To be done
Below are the records; extract from them the line containing "Rebuild this chart" to the line containing "ax.set_ylabel('Absorbance', fontsize=24, labelpad=22)", both lines included, exactly and with no pictures.

Supplied data
____

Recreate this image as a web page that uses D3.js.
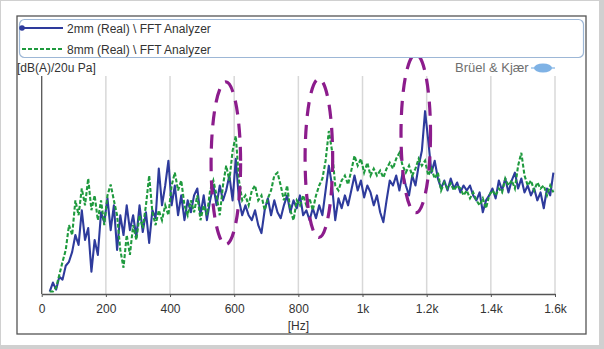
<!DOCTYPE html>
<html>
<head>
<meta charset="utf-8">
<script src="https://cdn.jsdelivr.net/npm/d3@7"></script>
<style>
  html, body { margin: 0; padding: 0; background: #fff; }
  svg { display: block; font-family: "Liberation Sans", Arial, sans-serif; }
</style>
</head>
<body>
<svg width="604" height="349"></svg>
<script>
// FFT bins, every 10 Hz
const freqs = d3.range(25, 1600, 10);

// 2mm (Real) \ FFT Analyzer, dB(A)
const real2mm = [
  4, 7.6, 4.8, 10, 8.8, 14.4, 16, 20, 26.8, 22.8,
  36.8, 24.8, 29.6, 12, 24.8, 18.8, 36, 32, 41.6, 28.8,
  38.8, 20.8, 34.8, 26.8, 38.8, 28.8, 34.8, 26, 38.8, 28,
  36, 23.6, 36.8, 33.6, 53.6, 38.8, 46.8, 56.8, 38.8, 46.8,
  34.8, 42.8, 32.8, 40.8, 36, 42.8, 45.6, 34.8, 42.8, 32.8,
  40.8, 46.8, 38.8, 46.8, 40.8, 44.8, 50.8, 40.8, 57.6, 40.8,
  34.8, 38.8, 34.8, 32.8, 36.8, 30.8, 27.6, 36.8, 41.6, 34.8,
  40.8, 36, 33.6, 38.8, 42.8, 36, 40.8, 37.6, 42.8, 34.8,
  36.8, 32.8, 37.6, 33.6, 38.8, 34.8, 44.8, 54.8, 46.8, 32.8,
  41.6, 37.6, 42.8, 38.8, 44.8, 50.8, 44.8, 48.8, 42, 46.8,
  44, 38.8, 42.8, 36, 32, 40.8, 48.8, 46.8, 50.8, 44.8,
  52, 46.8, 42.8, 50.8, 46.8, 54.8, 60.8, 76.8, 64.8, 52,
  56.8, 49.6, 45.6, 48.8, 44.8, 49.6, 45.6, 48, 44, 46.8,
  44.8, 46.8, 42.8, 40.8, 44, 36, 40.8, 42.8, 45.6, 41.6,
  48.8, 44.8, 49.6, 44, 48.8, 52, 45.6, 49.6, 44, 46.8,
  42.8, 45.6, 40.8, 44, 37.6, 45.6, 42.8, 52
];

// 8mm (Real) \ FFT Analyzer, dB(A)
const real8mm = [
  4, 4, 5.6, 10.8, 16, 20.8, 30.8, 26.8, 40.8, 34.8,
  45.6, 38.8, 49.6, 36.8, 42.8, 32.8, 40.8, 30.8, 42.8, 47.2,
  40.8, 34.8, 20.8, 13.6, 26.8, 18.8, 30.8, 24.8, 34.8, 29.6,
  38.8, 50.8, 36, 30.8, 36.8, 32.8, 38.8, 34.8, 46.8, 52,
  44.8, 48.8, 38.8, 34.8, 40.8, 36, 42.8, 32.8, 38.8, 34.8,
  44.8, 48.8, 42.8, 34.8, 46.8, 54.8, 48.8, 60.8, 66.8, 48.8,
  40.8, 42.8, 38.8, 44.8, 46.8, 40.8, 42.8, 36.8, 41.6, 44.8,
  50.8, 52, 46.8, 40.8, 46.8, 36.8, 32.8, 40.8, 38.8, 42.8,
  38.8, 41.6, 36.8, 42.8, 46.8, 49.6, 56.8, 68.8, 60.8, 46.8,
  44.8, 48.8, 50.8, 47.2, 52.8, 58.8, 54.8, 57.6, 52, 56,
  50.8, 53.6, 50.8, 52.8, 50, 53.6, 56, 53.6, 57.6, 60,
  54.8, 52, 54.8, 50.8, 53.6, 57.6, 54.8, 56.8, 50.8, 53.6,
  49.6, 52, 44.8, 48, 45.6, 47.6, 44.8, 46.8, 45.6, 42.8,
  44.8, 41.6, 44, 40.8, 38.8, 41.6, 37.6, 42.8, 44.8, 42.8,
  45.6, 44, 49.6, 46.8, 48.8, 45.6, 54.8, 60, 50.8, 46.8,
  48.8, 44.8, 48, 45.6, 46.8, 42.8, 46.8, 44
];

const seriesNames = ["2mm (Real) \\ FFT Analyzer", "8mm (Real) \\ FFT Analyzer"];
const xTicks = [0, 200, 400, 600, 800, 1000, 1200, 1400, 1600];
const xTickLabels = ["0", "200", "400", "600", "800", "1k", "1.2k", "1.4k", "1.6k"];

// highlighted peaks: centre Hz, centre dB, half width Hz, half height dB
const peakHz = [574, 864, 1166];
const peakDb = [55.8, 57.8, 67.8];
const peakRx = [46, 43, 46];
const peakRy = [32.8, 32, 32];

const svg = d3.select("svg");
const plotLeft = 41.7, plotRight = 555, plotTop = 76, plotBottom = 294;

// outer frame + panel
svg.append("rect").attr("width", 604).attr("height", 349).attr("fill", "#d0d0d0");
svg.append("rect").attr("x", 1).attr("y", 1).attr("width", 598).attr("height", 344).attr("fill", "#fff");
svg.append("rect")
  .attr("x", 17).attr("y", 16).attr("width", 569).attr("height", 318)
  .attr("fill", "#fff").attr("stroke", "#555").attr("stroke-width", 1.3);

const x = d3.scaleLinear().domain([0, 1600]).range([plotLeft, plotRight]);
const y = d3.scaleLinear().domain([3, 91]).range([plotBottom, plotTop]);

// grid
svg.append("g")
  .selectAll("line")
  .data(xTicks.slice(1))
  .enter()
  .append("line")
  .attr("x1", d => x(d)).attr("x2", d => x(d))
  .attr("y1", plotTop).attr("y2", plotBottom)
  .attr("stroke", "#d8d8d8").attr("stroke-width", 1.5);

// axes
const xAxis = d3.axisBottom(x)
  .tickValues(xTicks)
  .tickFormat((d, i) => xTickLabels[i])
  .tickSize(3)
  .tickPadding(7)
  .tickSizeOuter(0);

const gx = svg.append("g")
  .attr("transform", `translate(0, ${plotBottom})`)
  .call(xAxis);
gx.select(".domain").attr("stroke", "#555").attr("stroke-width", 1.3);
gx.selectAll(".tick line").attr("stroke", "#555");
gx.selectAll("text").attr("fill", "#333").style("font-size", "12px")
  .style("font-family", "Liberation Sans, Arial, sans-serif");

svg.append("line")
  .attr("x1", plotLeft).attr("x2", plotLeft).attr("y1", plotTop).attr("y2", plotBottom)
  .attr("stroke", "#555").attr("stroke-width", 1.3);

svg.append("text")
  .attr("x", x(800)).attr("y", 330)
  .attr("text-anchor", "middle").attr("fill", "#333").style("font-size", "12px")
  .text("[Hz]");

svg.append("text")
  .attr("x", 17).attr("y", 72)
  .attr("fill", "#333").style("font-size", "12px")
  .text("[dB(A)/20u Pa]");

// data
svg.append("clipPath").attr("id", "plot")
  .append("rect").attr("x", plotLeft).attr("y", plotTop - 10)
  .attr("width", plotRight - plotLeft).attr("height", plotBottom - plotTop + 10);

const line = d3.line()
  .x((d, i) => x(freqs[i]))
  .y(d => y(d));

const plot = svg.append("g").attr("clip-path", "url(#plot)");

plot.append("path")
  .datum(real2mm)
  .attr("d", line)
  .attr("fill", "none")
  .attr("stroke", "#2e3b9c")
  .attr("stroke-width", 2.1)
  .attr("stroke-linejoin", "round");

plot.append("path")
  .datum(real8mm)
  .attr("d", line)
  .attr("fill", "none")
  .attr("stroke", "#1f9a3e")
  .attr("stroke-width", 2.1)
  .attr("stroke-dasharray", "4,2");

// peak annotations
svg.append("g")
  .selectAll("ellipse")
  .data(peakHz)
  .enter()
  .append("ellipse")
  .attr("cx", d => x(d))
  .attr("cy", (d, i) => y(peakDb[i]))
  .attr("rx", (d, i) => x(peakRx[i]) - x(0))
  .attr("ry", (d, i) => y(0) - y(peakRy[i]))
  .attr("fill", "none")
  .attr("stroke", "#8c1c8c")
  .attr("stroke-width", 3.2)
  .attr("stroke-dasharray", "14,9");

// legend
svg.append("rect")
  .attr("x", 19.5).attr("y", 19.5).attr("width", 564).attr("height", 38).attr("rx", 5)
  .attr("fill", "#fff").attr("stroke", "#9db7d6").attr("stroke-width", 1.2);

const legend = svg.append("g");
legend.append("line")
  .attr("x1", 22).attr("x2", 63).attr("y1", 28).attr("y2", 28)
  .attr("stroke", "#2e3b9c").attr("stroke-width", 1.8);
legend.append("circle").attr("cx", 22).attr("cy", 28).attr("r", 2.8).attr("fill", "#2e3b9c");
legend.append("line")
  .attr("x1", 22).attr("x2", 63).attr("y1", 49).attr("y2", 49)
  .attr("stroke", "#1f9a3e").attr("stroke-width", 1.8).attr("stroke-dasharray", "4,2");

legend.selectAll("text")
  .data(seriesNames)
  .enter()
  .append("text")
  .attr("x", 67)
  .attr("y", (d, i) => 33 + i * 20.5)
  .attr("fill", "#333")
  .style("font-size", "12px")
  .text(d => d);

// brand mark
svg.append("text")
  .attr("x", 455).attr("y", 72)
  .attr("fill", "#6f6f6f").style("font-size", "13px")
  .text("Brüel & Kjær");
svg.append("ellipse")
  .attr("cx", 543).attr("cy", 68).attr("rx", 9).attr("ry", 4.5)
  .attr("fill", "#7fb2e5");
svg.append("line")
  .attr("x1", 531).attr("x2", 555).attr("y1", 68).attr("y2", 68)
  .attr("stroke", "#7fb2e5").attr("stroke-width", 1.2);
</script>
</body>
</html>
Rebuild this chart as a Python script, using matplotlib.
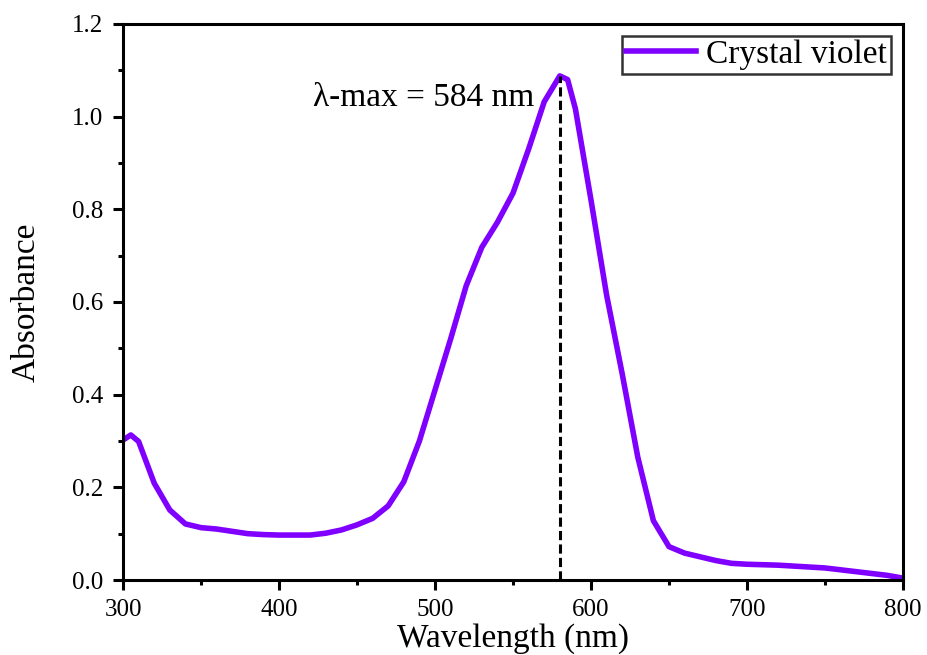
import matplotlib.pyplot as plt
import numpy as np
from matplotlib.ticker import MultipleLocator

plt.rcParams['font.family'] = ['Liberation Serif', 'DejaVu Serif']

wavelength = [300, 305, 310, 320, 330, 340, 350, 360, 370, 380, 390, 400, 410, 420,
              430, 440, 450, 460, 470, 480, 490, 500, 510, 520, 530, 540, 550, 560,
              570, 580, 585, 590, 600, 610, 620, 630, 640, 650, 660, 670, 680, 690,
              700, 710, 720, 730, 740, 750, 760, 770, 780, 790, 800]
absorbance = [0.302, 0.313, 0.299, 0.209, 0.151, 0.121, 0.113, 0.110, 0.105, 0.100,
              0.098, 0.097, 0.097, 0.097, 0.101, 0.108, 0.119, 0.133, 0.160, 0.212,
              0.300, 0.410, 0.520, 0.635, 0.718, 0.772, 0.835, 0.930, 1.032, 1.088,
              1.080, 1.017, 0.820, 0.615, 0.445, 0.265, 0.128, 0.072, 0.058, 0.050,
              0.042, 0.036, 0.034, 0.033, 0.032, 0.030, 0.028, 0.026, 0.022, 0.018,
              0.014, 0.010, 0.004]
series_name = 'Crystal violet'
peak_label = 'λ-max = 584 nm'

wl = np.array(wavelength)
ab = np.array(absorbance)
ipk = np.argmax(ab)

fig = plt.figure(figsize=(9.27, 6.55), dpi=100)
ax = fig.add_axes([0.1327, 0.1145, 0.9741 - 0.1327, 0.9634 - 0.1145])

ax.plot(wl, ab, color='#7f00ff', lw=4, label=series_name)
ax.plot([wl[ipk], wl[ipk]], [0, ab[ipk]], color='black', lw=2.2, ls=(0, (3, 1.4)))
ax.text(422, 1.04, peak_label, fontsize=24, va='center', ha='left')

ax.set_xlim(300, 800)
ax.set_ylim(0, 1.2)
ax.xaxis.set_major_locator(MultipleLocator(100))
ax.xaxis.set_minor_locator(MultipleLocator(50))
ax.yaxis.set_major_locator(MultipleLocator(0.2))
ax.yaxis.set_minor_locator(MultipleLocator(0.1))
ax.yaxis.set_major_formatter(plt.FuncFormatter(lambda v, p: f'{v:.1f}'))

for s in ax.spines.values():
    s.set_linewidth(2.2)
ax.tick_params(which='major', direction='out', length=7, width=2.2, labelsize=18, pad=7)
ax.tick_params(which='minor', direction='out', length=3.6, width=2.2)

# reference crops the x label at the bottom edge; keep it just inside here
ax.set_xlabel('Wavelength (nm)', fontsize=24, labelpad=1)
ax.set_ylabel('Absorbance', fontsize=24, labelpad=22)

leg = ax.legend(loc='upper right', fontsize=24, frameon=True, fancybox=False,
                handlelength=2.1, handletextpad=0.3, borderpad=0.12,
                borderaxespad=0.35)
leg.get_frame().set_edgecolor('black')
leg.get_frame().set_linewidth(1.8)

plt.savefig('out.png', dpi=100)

____

Response
Rebuild this chart as a Python script, using matplotlib.
import matplotlib.pyplot as plt
import numpy as np
from matplotlib.ticker import MultipleLocator

plt.rcParams['font.family'] = ['Liberation Serif', 'DejaVu Serif']

wavelength = [300, 305, 310, 320, 330, 340, 350, 360, 370, 380, 390, 400, 410, 420,
              430, 440, 450, 460, 470, 480, 490, 500, 510, 520, 530, 540, 550, 560,
              570, 580, 585, 590, 600, 610, 620, 630, 640, 650, 660, 670, 680, 690,
              700, 710, 720, 730, 740, 750, 760, 770, 780, 790, 800]
absorbance = [0.302, 0.313, 0.299, 0.209, 0.151, 0.121, 0.113, 0.110, 0.105, 0.100,
              0.098, 0.097, 0.097, 0.097, 0.101, 0.108, 0.119, 0.133, 0.160, 0.212,
              0.300, 0.410, 0.520, 0.635, 0.718, 0.772, 0.835, 0.930, 1.032, 1.088,
              1.080, 1.017, 0.820, 0.615, 0.445, 0.265, 0.128, 0.072, 0.058, 0.050,
              0.042, 0.036, 0.034, 0.033, 0.032, 0.030, 0.028, 0.026, 0.022, 0.018,
              0.014, 0.010, 0.004]
series_name = 'Crystal violet'
peak_label = 'λ-max = 584 nm'

wl = np.array(wavelength)
ab = np.array(absorbance)
ipk = np.argmax(ab)

fig = plt.figure(figsize=(9.27, 6.55), dpi=100)
ax = fig.add_axes([0.1327, 0.1145, 0.9741 - 0.1327, 0.9634 - 0.1145])

ax.plot(wl, ab, color='#7f00ff', lw=4, label=series_name)
ax.plot([wl[ipk], wl[ipk]], [0, ab[ipk]], color='black', lw=2.2, ls=(0, (3, 1.4)))
ax.text(422, 1.04, peak_label, fontsize=24, va='center', ha='left')

ax.set_xlim(300, 800)
ax.set_ylim(0, 1.2)
ax.xaxis.set_major_locator(MultipleLocator(100))
ax.xaxis.set_minor_locator(MultipleLocator(50))
ax.yaxis.set_major_locator(MultipleLocator(0.2))
ax.yaxis.set_minor_locator(MultipleLocator(0.1))
ax.yaxis.set_major_formatter(plt.FuncFormatter(lambda v, p: f'{v:.1f}'))

for s in ax.spines.values():
    s.set_linewidth(2.2)
ax.tick_params(which='major', direction='out', length=7, width=2.2, labelsize=18, pad=7)
ax.tick_params(which='minor', direction='out', length=3.6, width=2.2)

# reference crops the x label at the bottom edge; keep it just inside here
ax.set_xlabel('Wavelength (nm)', fontsize=24, labelpad=1)
ax.set_ylabel('Absorbance', fontsize=24, labelpad=22)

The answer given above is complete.